Bugün Cumhurbaşkanı Erdoğan’ın yerinde olsam, çıkıp ne bir şehir hastanesinden bahsederim, ne de yerli İHA-SİHA projelerinden. Ne ulaşımda atılan dev adımları anlatırım ne de savunma sanayisindeki yerli başarıları. Çünkü açık ve net: Anlamayacaklar.
Yıllar içinde bu ülkeye çağ atlattıran yatırımların karşısına hâlâ ideolojik önyargılarını diken bir kitle var. Her şeyden şikâyet eden, ama en iyi hayatı yaşayan bir güruh bu. Şehir hastanesine gidip en kaliteli sağlık hizmetini alır, ilacını ücretsiz temin eder ama şükretmez. Üstelik bunu bir hak değil, sanki zaten eksiksiz alması gereken bir lütuf gibi görür.

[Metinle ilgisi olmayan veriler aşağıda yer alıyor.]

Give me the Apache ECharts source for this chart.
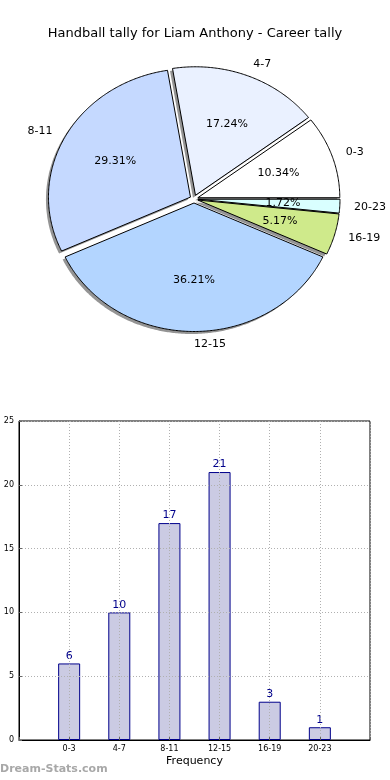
<!DOCTYPE html>
<html>
<head>
<meta charset="utf-8">
<script src="https://cdn.jsdelivr.net/npm/echarts@6/dist/echarts.min.js"></script>
<style>
html,body{margin:0;padding:0;background:#fff;}
#chart{width:390px;height:780px;}
</style>
</head>
<body>
<div id="chart"></div>
<script>
const categories = ['0-3', '4-7', '8-11', '12-15', '16-19', '20-23'];
const counts = [6, 10, 17, 21, 3, 1];
const pieColors = ['#ffffff', '#eaf1ff', '#c5d9ff', '#b3d5ff', '#cfea8b', '#d9ffff'];
const yTicks = [0, 5, 10, 15, 20, 25];

const total = counts.reduce((a, b) => a + b, 0);
const cumStart = [];
counts.reduce((acc, v, i) => { cumStart[i] = acc; return acc + v; }, 0);

const PIE = { cx: 194, cy: 199, rx: 142, ry: 128.5, explode: 4 };
const FONT = 'DejaVu Sans';

function sliceGeom(i, v) {
  const a0 = cumStart[i] / total * Math.PI * 2;
  const a1 = a0 + v / total * Math.PI * 2;
  const mid = (a0 + a1) / 2;
  const cx = PIE.cx + PIE.explode * Math.cos(mid);
  const cy = PIE.cy - PIE.explode * Math.sin(mid);
  const pts = [[cx, cy]];
  const n = Math.max(4, Math.ceil((a1 - a0) / 0.01));
  for (let k = 0; k <= n; k++) {
    const t = a0 + (a1 - a0) * k / n;
    pts.push([cx + PIE.rx * Math.cos(t), cy - PIE.ry * Math.sin(t)]);
  }
  return { pts, mid, cx, cy };
}

const pieData = categories.map((c, i) => [i, counts[i]]);

const chart = echarts.init(document.getElementById('chart'), null, { renderer: 'canvas' });

chart.setOption({
  animation: false,
  title: {
    text: 'Handball tally for Liam Anthony - Career tally',
    left: 'center', top: 22,
    textStyle: { fontFamily: FONT, fontSize: 13, fontWeight: 'normal', color: '#000' }
  },
  graphic: [{
    type: 'text', left: 0, top: 764,
    style: { text: 'Dream-Stats.com', fontFamily: FONT, fontSize: 11, fontWeight: 'bold', fill: '#a8a8a8' }
  }],
  grid: { left: 19, right: 20, top: 421, bottom: 40, containLabel: false, outerBoundsMode: 'none',
    show: true, borderColor: '#000', borderWidth: 1, backgroundColor: 'transparent' },
  xAxis: {
    type: 'value', min: -1, max: 6, interval: 1, z: 5,
    name: 'Frequency', nameLocation: 'middle', nameGap: 16,
    nameTextStyle: { fontFamily: FONT, fontSize: 11, color: '#000' },
    axisLine: { show: true, onZero: false, lineStyle: { color: '#000' } },
    axisTick: { show: true, inside: true, length: 3, lineStyle: { color: '#666' } },
    axisLabel: {
      fontFamily: FONT, fontSize: 8, color: '#000', margin: 5,
      formatter: v => (categories[v] !== undefined ? categories[v] : '')
    },
    splitLine: { show: true, lineStyle: { type: [1, 2], color: '#b0b0b0' } }
  },
  yAxis: {
    type: 'value', min: 0, max: 25, interval: 5, z: 5,
    name: 'Occurrences', nameLocation: 'middle', nameGap: 17,
    nameTextStyle: { fontFamily: FONT, fontSize: 11, color: '#000' },
    axisLine: { show: true, onZero: false, lineStyle: { color: '#000' } },
    axisTick: { show: true, inside: true, length: 3, lineStyle: { color: '#666' } },
    axisLabel: { fontFamily: FONT, fontSize: 8, color: '#000', margin: 5,
      formatter: v => (yTicks.indexOf(v) >= 0 ? String(v) : '') },
    splitLine: { show: true, lineStyle: { type: [1, 2], color: '#b0b0b0' } }
  },
  series: [
    {
      type: 'bar',
      data: categories.map((c, i) => [i, counts[i]]),
      barWidth: 22,
      z: 2,
      itemStyle: { color: '#cbcbe3', borderColor: '#00008b', borderWidth: 1 },
      label: { show: true, position: 'top', distance: 2, fontFamily: FONT, fontSize: 11, color: '#00008b',
        formatter: p => String(p.value[1]) }
    },
    {
      type: 'custom', coordinateSystem: 'none', z: 1, silent: true,
      data: pieData,
      renderItem: (params, api) => {
        const i = api.value(0), v = api.value(1);
        const g = sliceGeom(i, v);
        return {
          type: 'polygon', x: -2.5, y: 2.5,
          shape: { points: g.pts },
          style: { fill: 'rgba(60,60,60,0.55)' }
        };
      }
    },
    {
      type: 'custom', coordinateSystem: 'none', z: 3, silent: true,
      data: pieData,
      renderItem: (params, api) => {
        const i = api.value(0), v = api.value(1);
        const g = sliceGeom(i, v);
        const c = Math.cos(g.mid), s = Math.sin(g.mid);
        const pct = (v / total * 100).toFixed(2) + '%';
        return {
          type: 'group',
          children: [
            {
              type: 'polygon', shape: { points: g.pts },
              style: { fill: pieColors[i], stroke: '#000', lineWidth: 1 }
            },
            {
              type: 'text', z2: 10,
              style: {
                x: g.cx + 0.6 * PIE.rx * c, y: g.cy - 0.6 * PIE.ry * s,
                text: pct, align: 'center', verticalAlign: 'middle',
                font: '11px "' + FONT + '"', fill: '#000'
              }
            },
            {
              type: 'text', z2: 10,
              style: {
                x: g.cx + 1.1 * PIE.rx * c, y: g.cy - 1.1 * PIE.ry * s,
                text: categories[i], align: c > -1e-6 ? 'left' : 'right', verticalAlign: 'middle',
                font: '11px "' + FONT + '"', fill: '#000'
              }
            }
          ]
        };
      }
    }
  ]
});
</script>
</body>
</html>
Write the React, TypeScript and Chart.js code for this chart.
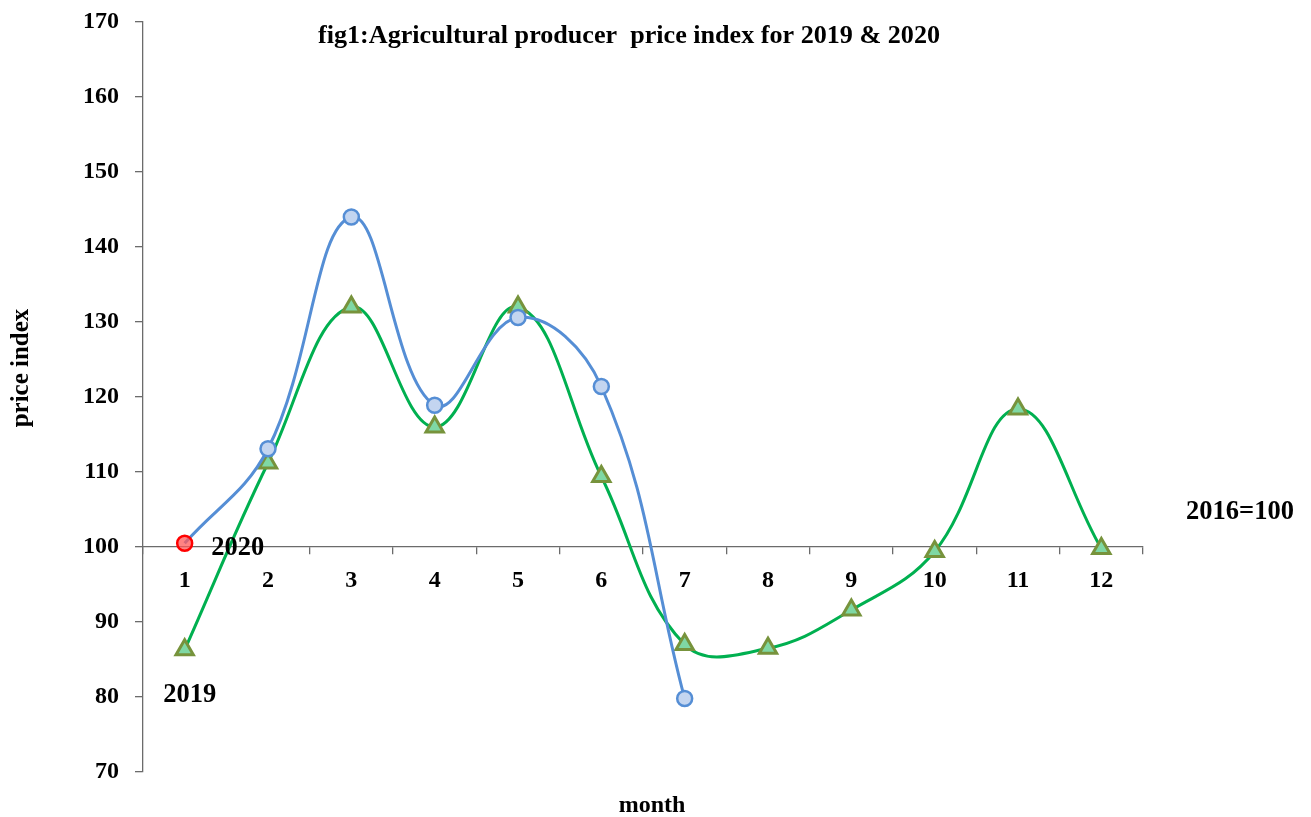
import React, { useEffect, useRef } from "react";
import { Chart, registerables } from "chart.js";

Chart.register(...registerables);

const months = ["1", "2", "3", "4", "5", "6", "7", "8", "9", "10", "11", "12"];
const index2020 = [100.5, 113.1, 144.0, 118.9, 130.6, 121.4, 79.8];
const index2019 = [86.3, 111.2, 132.0, 116.0, 132.0, 109.4, 87.0, 86.5, 91.6, 99.4, 118.4, 99.8];
const yTicks = [70, 80, 90, 100, 110, 120, 130, 140, 150, 160, 170];

const FONT = "'Liberation Serif', 'Times New Roman', serif";

const textPlugin = {
  id: "textPlugin",
  afterDraw(chart: any) {
    const ctx = chart.ctx;
    const area = chart.chartArea;
    const ys = chart.scales.y;
    const m2020 = chart.getDatasetMeta(0).data[0];
    const m2019 = chart.getDatasetMeta(1).data[0];
    ctx.save();
    ctx.fillStyle = "#000";
    ctx.textAlign = "center";
    ctx.textBaseline = "middle";

    // title (condensed)
    const title = "fig1:Agricultural producer  price index for 2019 & 2020";
    ctx.font = `bold 26px ${FONT}`;
    const tw = ctx.measureText(title).width;
    const target = 622;
    ctx.save();
    ctx.translate(629, 36);
    ctx.scale(target / tw, 1);
    ctx.fillText(title, 0, 0);
    ctx.restore();

    ctx.font = `bold 24px ${FONT}`;
    ctx.fillText("month", 652, 806);

    ctx.font = `bold 25px ${FONT}`;
    ctx.save();
    ctx.translate(22, 368);
    ctx.rotate(-Math.PI / 2);
    ctx.fillText("price index", 0, 0);
    ctx.restore();

    ctx.font = `bold 26.5px ${FONT}`;
    ctx.fillText("2016=100", area.right + 97, ys.getPixelForValue(100) - 35);
    if (m2020) ctx.fillText("2020", m2020.x + 53, m2020.y + 5);
    if (m2019) ctx.fillText("2019", m2019.x + 5, m2019.y + 45);
    ctx.restore();
  },
};

export default function App() {
  const ref = useRef<HTMLCanvasElement>(null);
  useEffect(() => {
    if (!ref.current) return;
    const pointBg2020 = index2020.map((_, i) => (i === 0 ? "rgba(255,90,90,0.75)" : "#c3d5f0"));
    const pointBd2020 = index2020.map((_, i) => (i === 0 ? "#ff0000" : "#558ED5"));
    const chart = new Chart(ref.current, {
      type: "line",
      data: {
        labels: months,
        datasets: [
          {
            label: "2020",
            data: index2020,
            borderColor: "#558ED5",
            borderWidth: 3,
            tension: 0.4,
            pointStyle: "circle",
            pointRadius: 7.5,
            pointBorderWidth: 2.5,
            pointBackgroundColor: pointBg2020,
            pointBorderColor: pointBd2020,
            fill: false,
          },
          {
            label: "2019",
            data: index2019,
            borderColor: "#00B050",
            borderWidth: 3,
            tension: 0.4,
            pointStyle: "triangle",
            pointRadius: 10,
            pointBorderWidth: 3,
            pointBackgroundColor: "#7fd8a4",
            pointBorderColor: "#77933C",
            fill: false,
          },
        ],
      },
      options: {
        responsive: false,
        animation: false,
        devicePixelRatio: 1,
        layout: { padding: { left: 0, right: 168, top: 22, bottom: 45 } },
        plugins: {
          legend: { display: false },
          tooltip: { enabled: false },
          title: { display: false },
        },
        scales: {
          x: {
            type: "category",
            position: { y: 100 } as any,
            offset: true,
            grid: {
              display: true,
              offset: true,
              drawOnChartArea: false,
              drawTicks: true,
              tickLength: 7,
              color: "#6b6b6b",
              lineWidth: 1.3,
            },
            border: { display: true, color: "#6b6b6b", width: 1.3 },
            ticks: {
              color: "#000",
              font: { family: FONT, size: 24, weight: "bold" },
              padding: 12,
              maxRotation: 0,
              autoSkip: false,
            },
          },
          y: {
            type: "linear",
            min: 70,
            max: 170,
            afterFit: (scale: any) => {
              scale.width = 143;
            },
            afterBuildTicks: (scale: any) => {
              scale.ticks = yTicks.map((v) => ({ value: v }));
            },
            grid: {
              display: true,
              drawOnChartArea: false,
              drawTicks: true,
              tickLength: 8,
              color: "#6b6b6b",
              lineWidth: 1.3,
            },
            border: { display: true, color: "#6b6b6b", width: 1.3 },
            ticks: {
              color: "#000",
              font: { family: FONT, size: 24, weight: "bold", lineHeight: 0.5 },
              padding: 16,
            },
          },
        },
      },
      plugins: [textPlugin],
    });
    return () => chart.destroy();
  }, []);
  return (
    <div style={{ position: "fixed", left: 0, top: 0, width: 1311, height: 817, background: "#fff" }}>
      <canvas ref={ref} width={1311} height={817} />
    </div>
  );
}
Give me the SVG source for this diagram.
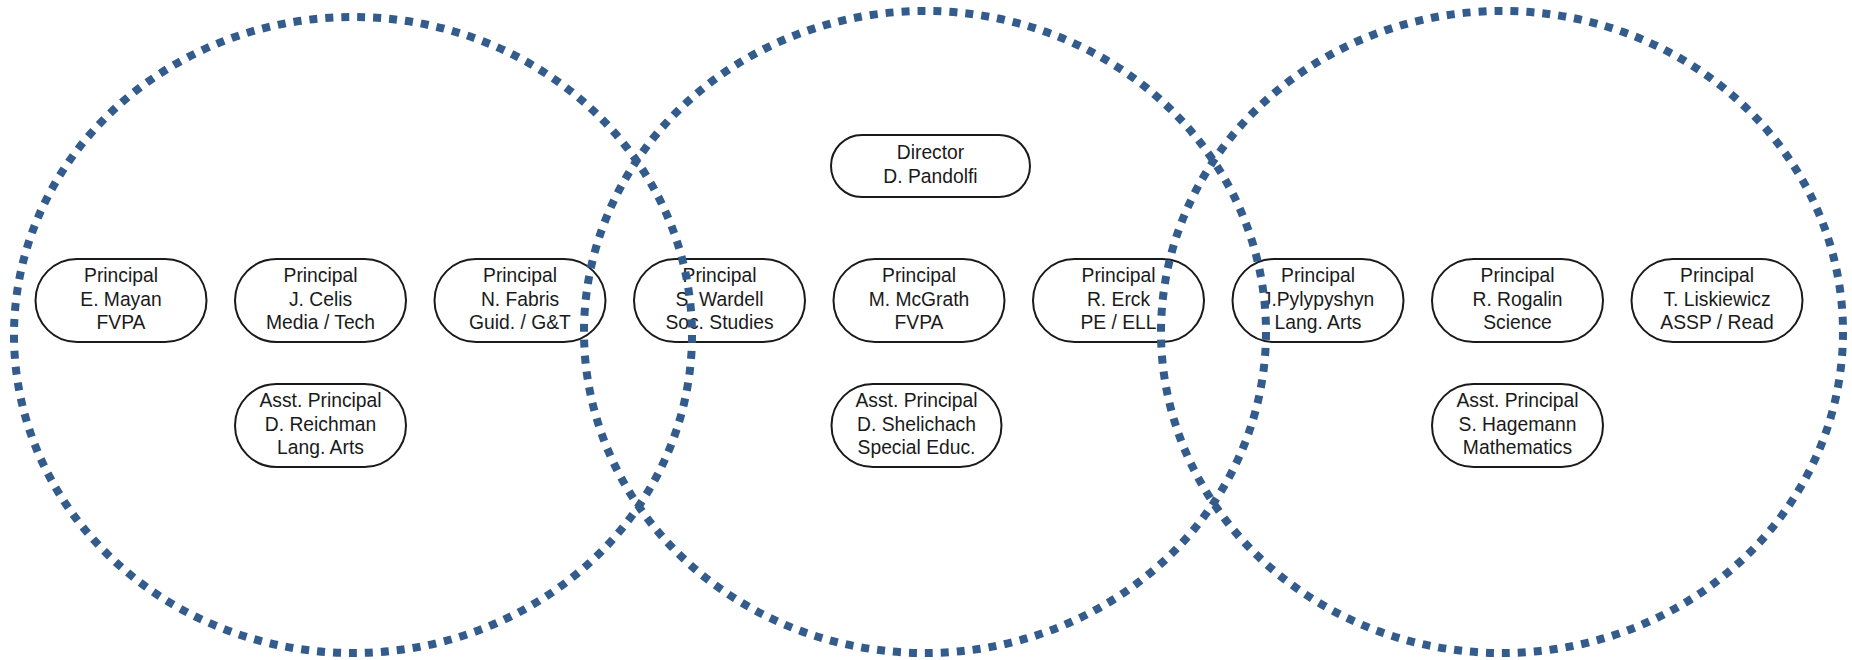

Savunmada yerlilik oranı yüzde 20’lerden 80’lere çıktı. Sınırlarımızın ötesinde Türkiye artık oyun kurucu. Ama bu bile bazılarına yetmiyor. Çünkü mesele ne hizmet, ne vizyon, ne kalkınma. Mesele, Erdoğan nefretiyle yanıp tutuşan bir zihniyetin ülkeye dair her olumlu adımı yok sayma çabası.
Bugün bu zihniyetin gözünde, şaibelerle dolu, sicili ortada olan kişilere bile Cumhurbaşkanlığı yakıştırılabiliyor. Niye? Çünkü “yeter ki Erdoğan gitsin.” Türkiye'nin nasıl yönetileceği, ekonomisi ne hale gelir, güvenliği nasıl sağlanır; bunların hiçbiri umurlarında değil.
En acı tarafı da şu: Bu kişiler ülkede sistemden en fazla nemalananlar. Avrupa standartlarında yaşam süren, yurtdışına tatile giden, organik ürünlerden şaşmayan, özel okullarda çocuk büyüten ama hâlâ "açız, bittik" diyen bir kesim bu.
Bu yüzden Erdoğan’ın ve hükümetin, bundan sonra ne yaptığını anlatma çabası yerine, neyin karşısında durduğumuzu anlatması daha anlamlı. Çünkü ağzınızla kuş tutsanız da yaranamayacağınız bir kitle var bu ülkede.